Watching Lukas Dohnt’s GIRL – a film that garnered much praise in Cannes where it was acquired by Netflix – without appreciating that a festival such as here in Pingyao is the only opportunity Chinese audiences will have an opportunity to see such a film. The portrait of Lara shows the torment and travails of a transgender 16 year old who as well as undergoing the difficulties of transitioning is also studying at a grueling ballet academy. It’s a sensitive film which undoubtedly has its heart in the right place, but an overly melodramatic denouement tries to have its cake and eat it in such an unconvincing manner as to take swan dive into mawkishness.

Roman Bondarchuk’s VOLCANO on the other hand was a discovery that gives a tragicomic view of Ukraine. Lucas is a worker for the OSCE who finds himself lost and abandoned on the Steppes in a small village by a reservoir. As he gradually loses his identity and risks losing his life, he is threatened by brutal gangs on one side while finding a vitality and perhaps a way out with an eccentric ex-farmer and his beautiful daughter. At times hilarious at others darkly dangerous, Bondarchuk also offers occasional glimpses of haunting beauty. The opening shot is a masterpiece on its own. He’s a filmmaker to be watched.

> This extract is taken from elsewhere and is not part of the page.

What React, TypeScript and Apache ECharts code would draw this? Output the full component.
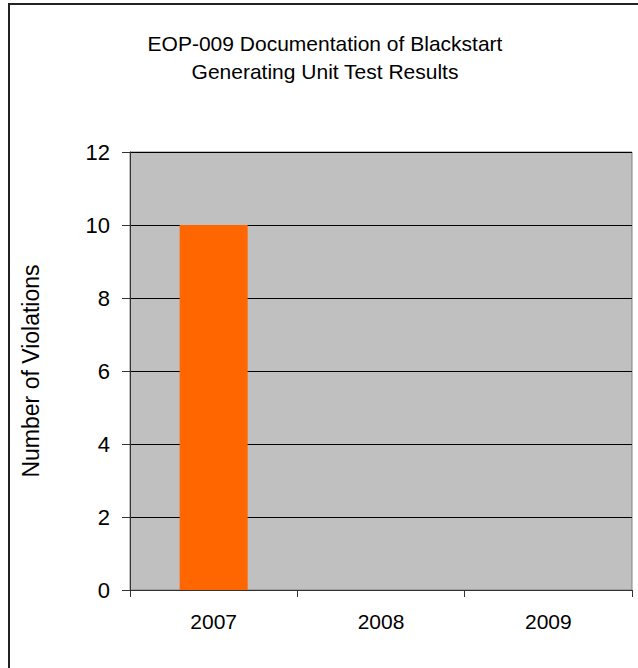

Finally, CROSSING THE BORDER by Huo Meng is a Chinese The Straight Story, with an old grandfather going on an epic journey on his tractor with his 6-year-old grandson to visit an ailing comrade from the days of Mao. As he travels there are random encounters which lead to reflections on the excesses of the Cultural Revolution as well as the new China and the way parents raise their children and children treat their parents. Wearing its naivety as a badge of honour, the film’s relentless good humour and a natural performance from its lead makes for an ultimately touching portrait of modern China as a place of transition that is still negotiating with a difficult past.

Pingyao Film Festival takes place from the 11-20th of October, 2018.